22. The Committee will be evaluated annually, as part of a three-year cycle in which the first two reviews will be led by Governance Team and the third review will be independently run with support of Cabinet Office.

Conflicts of interest

23. Each member of the Audit and Risk Assurance Committee should take personal responsibility to declare pro-actively any potential conflict of interest arising out of business undertaken by the Department, arising on the agenda or from changes in the member’s personal circumstances.

24. Governance Secretariat will maintain a Register of Interests which all members will be expected to update. This Register will inform the Governance Secretariat of any conflicts of interest that they need to take into account when circulating papers for Committee meetings.
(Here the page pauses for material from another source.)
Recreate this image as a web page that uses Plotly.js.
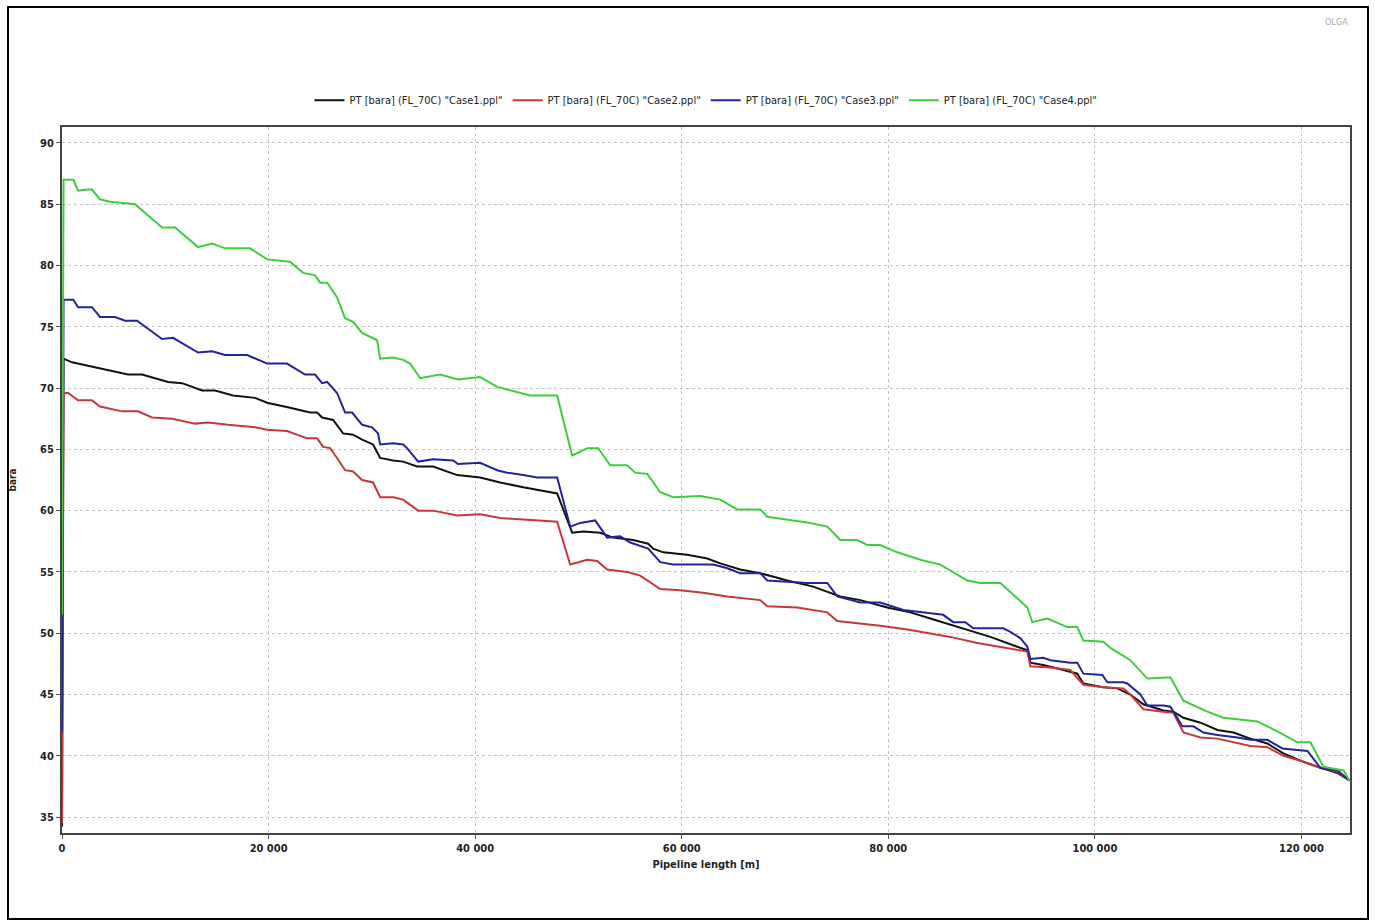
<!DOCTYPE html>
<html>
<head>
<meta charset="utf-8">
<script src="https://cdn.plot.ly/plotly-3.0.1.min.js"></script>
<style>
  html, body { margin: 0; padding: 0; background: #ffffff; }
  #wrap { position: relative; width: 1375px; height: 924px; }
  #chart { position: absolute; left: 0; top: 0; width: 1375px; height: 924px; }
  #frame { position: absolute; left: 7px; top: 6px; width: 1358px; height: 910px; border: 2px solid #000; pointer-events: none; }
</style>
</head>
<body>
<div id="wrap">
  <div id="chart"></div>
  <div id="frame"></div>
</div>
<script>
// Pipeline length [m] and pressure PT [bara] per case
const seriesNames = [
  'PT [bara] (FL_70C) "Case1.ppl"',
  'PT [bara] (FL_70C) "Case2.ppl"',
  'PT [bara] (FL_70C) "Case3.ppl"',
  'PT [bara] (FL_70C) "Case4.ppl"'
];

const case1X = [0,150,970,3200,6390,7750,10270,11620,13560,14820,16560,18690,19860,22080,24020,24700,25180,26250,27210,28180,29060,30120,30800,32060,33030,34380,35930,38260,40480,42420,44650,47940,49390,50460,52110,53360,55300,56750,57240,58210,60530,62470,63730,65660,67600,70220,72730,75350,77290,79900,82130,84070,87260,89880,92490,93460,93750,95010,96950,98300,98880,100820,102180,103430,104700,106630,107600,108570,110220,111860,113410,115060,116700,118250,119900,121550,123480,124640];
const case1Y = [34.2,72.4,72.1,71.7,71.1,71.1,70.5,70.4,69.8,69.8,69.4,69.2,68.8,68.4,68.0,68.0,67.6,67.4,66.3,66.2,65.8,65.4,64.3,64.1,64.0,63.6,63.6,62.9,62.7,62.3,61.9,61.4,58.2,58.3,58.2,57.8,57.6,57.3,56.9,56.6,56.4,56.1,55.7,55.2,54.9,54.3,53.8,53.0,52.7,52.1,51.7,51.2,50.4,49.7,48.9,48.6,47.6,47.4,47.0,46.7,45.9,45.6,45.5,45.0,44.2,43.7,43.6,43.1,42.7,42.1,41.9,41.4,41.0,40.2,39.6,39.1,38.6,38.0];

const case2X = [0,150,600,1550,2900,3680,5810,7360,8720,10650,12880,14140,16080,18690,19860,21790,23730,24700,25280,25960,26630,27410,28180,29060,30120,30800,32060,33030,34480,35930,38260,40480,42420,45620,47940,49200,50850,51810,52780,54720,55980,57920,59860,62080,64410,67600,68280,71190,74090,75060,77290,79220,81840,84070,86000,88620,90550,92780,93460,93750,95690,97620,98880,100820,102760,103430,104700,106630,107600,108570,110220,111860,115060,116700,118250,119900,121550,123480,124640];
const case2Y = [34.5,69.6,69.6,69.0,69.0,68.5,68.1,68.1,67.6,67.5,67.1,67.2,67.0,66.8,66.6,66.5,65.9,65.9,65.2,65.1,64.3,63.3,63.2,62.5,62.3,61.1,61.1,60.9,60.0,60.0,59.6,59.7,59.4,59.2,59.1,55.6,56.0,55.9,55.2,55.0,54.7,53.6,53.5,53.3,53.0,52.7,52.2,52.1,51.7,51.0,50.8,50.6,50.3,50.0,49.7,49.2,48.9,48.6,48.5,47.3,47.2,47.0,45.8,45.6,45.5,45.0,43.8,43.6,43.5,41.9,41.5,41.4,40.8,40.7,40.0,39.6,39.1,38.7,38.0];

const case3X = [0,150,1100,1550,2900,3680,5130,6100,7260,9690,10750,13170,14530,15790,17920,19860,21790,23530,24500,25180,25670,26630,27410,28090,29060,30020,30600,30800,32060,33030,33410,34480,35930,37870,38350,40480,42130,43100,44650,46000,47940,49200,50170,51620,52780,54040,55010,56750,57920,59180,63050,64410,65660,67600,68280,72150,74090,75060,77290,79220,81450,84070,85320,86290,87450,88230,91140,91810,92780,93460,93750,95010,95690,97620,98300,98880,100240,100720,101210,102760,103140,104400,105080,106630,107310,108470,109540,110510,111860,113800,115060,116700,118160,119610,120580,121840,123480,124640];
const case3Y = [42.0,77.2,77.2,76.6,76.6,75.8,75.8,75.5,75.5,74.0,74.1,72.9,73.0,72.7,72.7,72.0,72.0,71.1,71.1,70.4,70.5,69.6,68.0,68.0,67.0,66.8,66.3,65.4,65.5,65.4,65.1,64.0,64.2,64.1,63.8,63.9,63.3,63.1,62.9,62.7,62.7,58.7,59.0,59.2,57.8,57.9,57.4,56.9,55.8,55.6,55.6,55.3,54.9,54.9,54.3,54.1,54.1,53.0,52.5,52.5,51.9,51.6,51.5,50.9,50.9,50.4,50.4,50.1,49.6,48.9,47.9,48.0,47.8,47.6,47.6,46.7,46.6,46.6,46.0,46.0,45.9,45.0,44.1,44.1,44.0,42.4,42.4,41.9,41.7,41.5,41.3,41.3,40.6,40.5,40.4,39.0,38.8,38.0];

const case4X = [0,150,1100,1550,2500,2900,3680,4650,7070,9690,10940,13170,14530,15790,18210,19860,22080,23340,24500,24990,25670,26630,27410,28180,29060,29830,30510,30800,32060,33030,33700,34670,36610,38350,40480,42130,43390,45330,47940,49390,50850,51910,53070,54720,55500,56660,57920,59180,61790,63730,65370,67600,68280,70800,72440,74090,75350,77000,77960,79220,80870,83100,85030,87650,88910,90850,93460,93940,95400,97330,98300,98880,100820,101500,103430,105080,107310,108570,110890,112440,115730,117670,119610,120870,122130,124070,124640];
const case4Y = [51.5,87.0,87.0,86.1,86.2,86.2,85.4,85.2,85.0,83.1,83.1,81.5,81.8,81.4,81.4,80.5,80.3,79.4,79.2,78.6,78.6,77.4,75.7,75.4,74.5,74.2,73.9,72.4,72.5,72.3,72.0,70.8,71.1,70.7,70.9,70.1,69.8,69.4,69.4,64.5,65.1,65.1,63.7,63.7,63.1,63.0,61.5,61.1,61.2,60.9,60.1,60.1,59.5,59.2,59.0,58.7,57.6,57.6,57.2,57.2,56.6,56.0,55.6,54.3,54.1,54.1,52.1,50.9,51.2,50.5,50.5,49.4,49.3,48.8,47.8,46.3,46.4,44.5,43.6,43.1,42.8,42.0,41.1,41.1,39.1,38.8,38.0];

const xTickVals = [0, 20000, 40000, 60000, 80000, 100000, 120000];
const yTickVals = [35, 40, 45, 50, 55, 60, 65, 70, 75, 80, 85, 90];

const colors = ['#111111', '#c8373a', '#23239c', '#3fcd3f'];
const xs = [case1X, case2X, case3X, case4X];
const ys = [case1Y, case2Y, case3Y, case4Y];

const FONT = '"DejaVu Sans Condensed", "Liberation Sans Narrow", "DejaVu Sans", sans-serif';

const traces = seriesNames.map((n, i) => ({
  type: 'scatter',
  mode: 'lines',
  name: n,
  x: xs[i],
  y: ys[i],
  line: { color: colors[i], width: 2 },
  hoverinfo: 'x+y+name'
}));

const layout = {
  width: 1375,
  height: 924,
  paper_bgcolor: '#ffffff',
  plot_bgcolor: '#ffffff',
  separators: '. ',
  margin: { l: 62, r: 25, t: 127, b: 91, pad: 0 },
  font: { family: FONT, size: 11, color: '#222222' },
  showlegend: true,
  legend: {
    orientation: 'h',
    x: 0.5, xanchor: 'center',
    y: 1.038, yanchor: 'middle',
    font: { family: FONT, size: 11, color: '#222222' },
    itemwidth: 30,
    tracegroupgap: 0,
    bgcolor: 'rgba(0,0,0,0)'
  },
  xaxis: {
    range: [0, 124700],
    tickvals: xTickVals,
    tickformat: ',d',
    ticks: 'outside', ticklen: 4, tickcolor: '#555',
    tickfont: { family: FONT, size: 11, color: '#222', weight: 'bold' },
    showgrid: true, gridcolor: '#c4c4c4', griddash: 'dot', gridwidth: 1,
    zeroline: false,
    showline: true, linecolor: '#444', linewidth: 2, mirror: true,
    title: { text: 'Pipeline length [m]', standoff: 6, font: { family: FONT, size: 11, color: '#222', weight: 'bold' } }
  },
  yaxis: {
    range: [33.7, 91.3],
    tickvals: yTickVals,
    ticks: 'outside', ticklen: 4, tickcolor: '#555',
    tickfont: { family: FONT, size: 11, color: '#222', weight: 'bold' },
    showgrid: true, gridcolor: '#c4c4c4', griddash: 'dot', gridwidth: 1,
    zeroline: false,
    showline: true, linecolor: '#444', linewidth: 2, mirror: true,
    title: { text: 'bara', standoff: 22, font: { family: FONT, size: 10, color: '#222', weight: 'bold' } }
  },
  annotations: [
    { text: 'OLGA', xref: 'paper', yref: 'paper', x: 1.0, y: 1 + (127 - 22) / 706, xanchor: 'right', yanchor: 'middle', showarrow: false, font: { family: FONT, size: 9, color: '#aaaaaa' } }
  ]
};

Plotly.newPlot('chart', traces, layout, { displayModeBar: false, staticPlot: true });
</script>
</body>
</html>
The Register could be subject to FOI requests and the release of any information will be determined on a case-by-case basis. High level details of Conflicts of Interest will be published on GOV.UK.

25. If there are conflicts, the Chair of the Audit and Risk Assurance Committee will determine an appropriate course of action with the member. For example, the member might simply be asked to leave while a particular item of business is taken; or in more extreme cases the member could be asked to stand down from the Committee. If it is the Chair who has a conflict of interest, the Committee should ask another member of the Audit and Risk Assurance Committee to lead in determining the appropriate course of action.

26. Members should comply at all times with the Code of Conduct for Board Members of Public Bodies and other appropriate guidance including with the rules relating to the use of public funds and to have regard to the principles of public life: selflessness, integrity, objectivity, accountability, openness, honesty and leadership and act in the best interests of the Department.